### PROBLEM:
List all lines of the data that include the string "this".

[Items from a dataset]
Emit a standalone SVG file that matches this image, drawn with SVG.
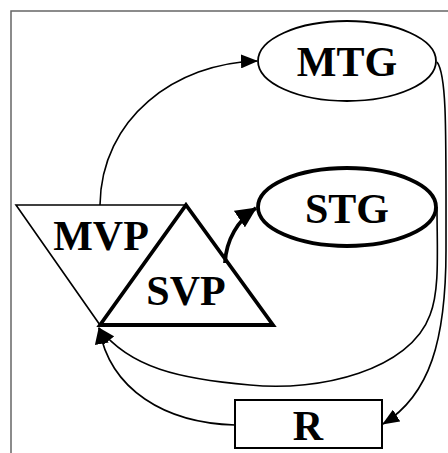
<svg xmlns="http://www.w3.org/2000/svg" width="448" height="453" viewBox="0 0 448 453">
  <style>
    .thin { fill: none; stroke: #000; stroke-width: 1.6; }
    .thick { fill: none; stroke: #000; stroke-width: 3.8; }
    .shape { fill: #fff; stroke: #000; }
    .lbl { font-family: "Liberation Serif", "Times New Roman", serif; font-weight: bold; font-size: 42px; text-anchor: middle; fill: #000; }
  </style>
  <defs>
    <marker id="arrow" markerUnits="userSpaceOnUse" viewBox="0 0 17 14" markerWidth="17" markerHeight="14" refX="16" refY="7" orient="auto">
      <path d="M0,0 L17,7 L0,14 z" fill="#000"/>
    </marker>
    <marker id="arrowBold" markerUnits="userSpaceOnUse" viewBox="0 0 21 20" markerWidth="21" markerHeight="20" refX="20" refY="10" orient="auto">
      <path d="M0,0 L21,10 L0,20 z" fill="#000"/>
    </marker>
  </defs>

  <rect x="0" y="0" width="448" height="453" fill="#fff"/>
  <rect id="frame" x="11" y="11" width="460" height="460" fill="none" stroke="#666" stroke-width="1.5"/>

  <g id="connectors">
    <!-- MVP to MTG -->
    <path class="thin" d="M100,205 C101,118 176,63 257,61" marker-end="url(#arrow)"/>
    <!-- SVP to STG -->
    <path class="thick" d="M225,263 C226,240 238,220 256,208" marker-end="url(#arrowBold)"/>
    <!-- MTG to R -->
    <path class="thin" d="M437,62 C447,75 446,130 446,250 C446,340 430,395 383,424" marker-end="url(#arrow)"/>
    <!-- STG to MVP -->
    <path class="thin" d="M437,207 C437,250 440,290 430,315 C410,370 320,392 250,385 C180,379 130,368 99,328" marker-end="url(#arrow)"/>
    <!-- R to MVP -->
    <path class="thin" d="M235,425 C165,423 110,390 99,328" marker-end="url(#arrow)"/>
  </g>

  <g id="MTG">
    <ellipse class="shape" cx="347" cy="61" rx="89" ry="40" stroke-width="1.8"/>
    <text class="lbl" x="347" y="76">MTG</text>
  </g>

  <g id="STG">
    <ellipse class="shape" cx="347" cy="207" rx="89" ry="39" stroke-width="3.8"/>
    <text class="lbl" x="347" y="223">STG</text>
  </g>

  <g id="MVP">
    <polygon class="shape" points="16,205 186,205 100,325" stroke-width="1.6"/>
    <text class="lbl" x="101" y="250">MVP</text>
  </g>

  <g id="SVP">
    <polygon points="186,205 273,325 100,325" fill="none" stroke="#000" stroke-width="3.8" stroke-linejoin="miter"/>
    <text class="lbl" x="186" y="305">SVP</text>
  </g>

  <g id="R">
    <rect class="shape" x="235" y="400" width="147" height="48" stroke-width="2"/>
    <text class="lbl" x="308" y="440">R</text>
  </g>
</svg>
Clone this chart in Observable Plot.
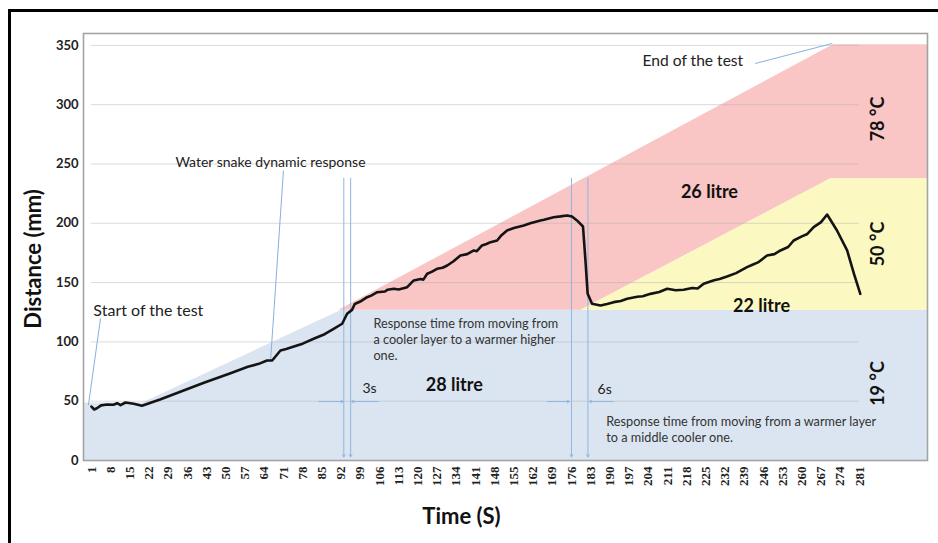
<!DOCTYPE html>
<html><head><meta charset="utf-8">
<script src="https://cdn.jsdelivr.net/npm/d3@7"></script>
<script src="https://cdn.jsdelivr.net/npm/@observablehq/plot@0.6"></script>
<style>
body{margin:0;background:#fff;}
#wrap{position:relative;width:938px;height:543px;overflow:hidden;}
#border{position:absolute;left:8px;top:9px;width:960px;height:560px;border-left:3px solid #000;border-top:3px solid #000;pointer-events:none;z-index:2;}
#chart{position:absolute;left:0;top:0;}
</style></head><body>
<div id="wrap"><div id="chart"></div><div id="border"></div></div>
<script>
// Curve: time (s) and distance (mm)
const timeS = [1,2,3,4.5,6.7,9,10.4,11.6,13.4,16.4,19.4,26,33.4,42,51.7,58,62,65,66.9,69.9,72,74.8,78,82,86,89.3,92.4,94.2,96,97,99,101.5,103,105.2,108,109,111.2,113,116.1,118.5,121,122,123.4,125,127,129,130.7,133,135.5,138,140.4,141.5,143.4,145,146.5,148.9,150.5,152.5,155,158.6,161,164.7,166,169.5,172,174.4,176.2,178,180.2,181.1,181.9,183.5,186.6,189,191.4,194,196.3,200,202,204.8,208,210.9,214,216.9,220,222,224.2,228,230,232.7,236,240,242,244,247.3,250,252.2,255,257,260,262,264.3,267,269.2,272.8,276.5,279,281.3];
const distanceMm = [45.5,43,44,46.5,47.2,47,48.3,46.6,48.9,47.8,46.1,51.5,58,65.5,73.5,79,81.5,84.3,84.3,92.7,94,96.1,98.5,102.6,106.5,111,115.3,123.7,127,132,134,137.7,139,141.9,142.5,144,144.8,144.2,146.1,151.8,153,152.5,157.4,159,161.6,162.5,164.4,168,172.9,174,177.1,176.5,181.3,182.5,184.1,185.5,190,193.9,196,198.1,200,202.4,203,205.1,205.8,206.6,205.7,202.4,197.3,168.6,140.5,132.1,130.7,132,133.5,134.5,136.3,138,138.5,140.5,142,144.8,143.5,143.9,145.5,145,149,152,153,155.1,158,163,165,167,172.9,174,177.1,180,185.5,189,191,196.7,201,207.4,193.9,177.1,157.4,140.5];

const xTickLabels = [1,8,15,22,29,36,43,50,57,64,71,78,85,92,99,106,113,120,127,134,141,148,155,162,169,176,183,190,197,204,211,218,225,232,239,246,253,260,267,274,281];
const yTickLabels = [0,50,100,150,200,250,300,350];

// Layer zones (polygon vertices, time s / distance mm)
const coolZoneT  = [-1.9, -1.9, 19.5, 92, 305.8, 305.8];
const coolZoneMm = [0, 49, 49, 127, 127, 0];
const hotZoneT   = [91, 271.3, 305.8, 305.8, 270.4, 179.3];
const hotZoneMm  = [127, 351, 351, 238, 238, 127];
const midZoneT   = [179.3, 270.4, 305.8, 305.8];
const midZoneMm  = [127, 238, 238, 127];

// Response-time markers (time s)
const markerTimes = [93, 95.5, 176, 182];

// Annotations
const noteTexts = ["Start of the test", "Water snake dynamic response", "End of the test"];
const noteT  = [1.7, 31.6, 201.9];
const noteMm = [126.5, 251.3, 336.4];
const pointerFromT  = [4.3, 71, 243];
const pointerFromMm = [119.7, 244.5, 334.7];
const pointerToT    = [-0.1, 66.3, 271.1];
const pointerToMm   = [46.7, 84.3, 351.6];

const responseTexts = ["Response time from moving from\na cooler layer to a warmer higher\none.", "Response time from moving from a warmer layer\nto a middle cooler one."];
const responseT = [103.8, 188.7];
const responseMm = [120.8, 38.5];

const secondsTexts = ["3s", "6s"];
const secondsT = [99.8, 185.5];
const secondsMm = [60.7, 59.5];

const volumeTexts = ["28 litre", "26 litre", "22 litre"];
const volumeT = [133.3, 226.3, 245.3];
const volumeMm = [63.2, 226.2, 130.1];

const tempTexts = ["78 °C", "50 °C", "19 °C"];
const tempT = [287.7, 287.7, 287.7];
const tempMm = [287.9, 182.5, 64.9];

// arrows along the 50 mm line (time s)
const arrowFromT = [83.8, 105.6, 167.2, 191.3];
const arrowToT   = [92.8, 95.8, 175.3, 182.5];
const arrowMm = 49.7;

const zip = (a, b) => a.map((v, i) => ({x: v, y: b[i]}));
const curve = zip(timeS, distanceMm);
const coolZone = zip(coolZoneT, coolZoneMm);
const hotZone = zip(hotZoneT, hotZoneMm);
const midZone = zip(midZoneT, midZoneMm);
const notes = noteTexts.map((t, i) => ({text: t, x: noteT[i], y: noteMm[i]}));
const pointers = noteTexts.map((t, i) => ({x1: pointerFromT[i], y1: pointerFromMm[i], x2: pointerToT[i], y2: pointerToMm[i]}));
const responses = responseTexts.map((t, i) => ({text: t, x: responseT[i], y: responseMm[i]}));
const seconds = secondsTexts.map((t, i) => ({text: t, x: secondsT[i], y: secondsMm[i]}));
const volumes = volumeTexts.map((t, i) => ({text: t, x: volumeT[i], y: volumeMm[i]}));
const temps = tempTexts.map((t, i) => ({text: t, x: tempT[i], y: tempMm[i]}));
const hArrows = arrowFromT.map((v, i) => ({x1: v, x2: arrowToT[i], y: arrowMm}));
const vArrows = markerTimes.map(v => ({x: v}));

const font = "Lato, 'Open Sans', sans-serif";
const plot = Plot.plot({
  width: 938, height: 543,
  marginLeft: 83, marginRight: 11, marginTop: 33, marginBottom: 83,
  style: {fontFamily: font, background: "transparent", overflow: "visible"},
  x: {domain: [-1.9, 305.8]},
  y: {domain: [0, 360]},
  marks: [
    Plot.line(coolZone, {x: "x", y: "y", fill: "#dbe5f1", stroke: "none"}),
    Plot.line(hotZone, {x: "x", y: "y", fill: "#f9c5c5", stroke: "none"}),
    Plot.line(midZone, {x: "x", y: "y", fill: "#fbf9c1", stroke: "none"}),
    Plot.ruleY(yTickLabels.slice(1), {x1: 1, x2: 281, stroke: "#b0b0b0", strokeOpacity: 0.45, strokeWidth: 1}),
    Plot.arrow(vArrows, {x1: "x", x2: "x", y1: 238, y2: 3, stroke: "#8fb6de", strokeWidth: 1, headLength: 4}),
    Plot.arrow(hArrows, {x1: "x1", x2: "x2", y1: "y", y2: "y", stroke: "#8fb6de", strokeWidth: 1, headLength: 4}),
    Plot.link(pointers, {x1: "x1", y1: "y1", x2: "x2", y2: "y2", stroke: "#86b1db", strokeWidth: 1}),
    Plot.line(curve, {x: "x", y: "y", stroke: "#141414", strokeWidth: 2.6, strokeLinejoin: "round"}),
    Plot.text(notes.slice(0, 1), {x: "x", y: "y", text: "text", textAnchor: "start", fontSize: 16, fill: "#222"}),
    Plot.text(notes.slice(1, 2), {x: "x", y: "y", text: "text", textAnchor: "start", fontSize: 14, fill: "#222"}),
    Plot.text(notes.slice(2, 3), {x: "x", y: "y", text: "text", textAnchor: "start", fontSize: 15.6, fill: "#222"}),
    Plot.text(responses, {x: "x", y: "y", text: "text", textAnchor: "start", lineAnchor: "top", lineHeight: 1.25, fontSize: 12.7, fill: "#333"}),
    Plot.text(seconds, {x: "x", y: "y", text: "text", textAnchor: "start", fontSize: 14, fill: "#222"}),
    Plot.text(volumes, {x: "x", y: "y", text: "text", fontSize: 18, fontWeight: "bold", fill: "#111"}),
    Plot.text(temps, {x: "x", y: "y", text: "text", rotate: -90, fontSize: 18, fontWeight: "bold", fill: "#111"}),
    Plot.frame({stroke: "#a3a3a3", strokeWidth: 1.6}),
    Plot.axisY({ticks: yTickLabels, tickSize: 0, tickPadding: 5, fontSize: 13, fontWeight: "bold", label: null, fill: "#222"}),
    Plot.axisX({ticks: xTickLabels, tickSize: 0, tickPadding: 6, tickRotate: -90, fontSize: 13, fontWeight: "bold", fontFamily: "'Liberation Serif', serif", label: null, fill: "#222"}),
    Plot.text(["Time (S)"], {x: 135.9, frameAnchor: "bottom", dy: 63, fontSize: 22, fontWeight: "bold", fill: "#111"}),
    Plot.text(["Distance (mm)"], {y: 170, frameAnchor: "left", textAnchor: "middle", dx: -50, rotate: -90, fontSize: 22, fontWeight: "bold", fill: "#111"})
  ]
});
document.getElementById("chart").appendChild(plot);
</script>
</body></html>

### TASK SOLUTION:
Emit a standalone SVG file that matches this image, drawn with SVG.
Clone this chart in Observable Plot.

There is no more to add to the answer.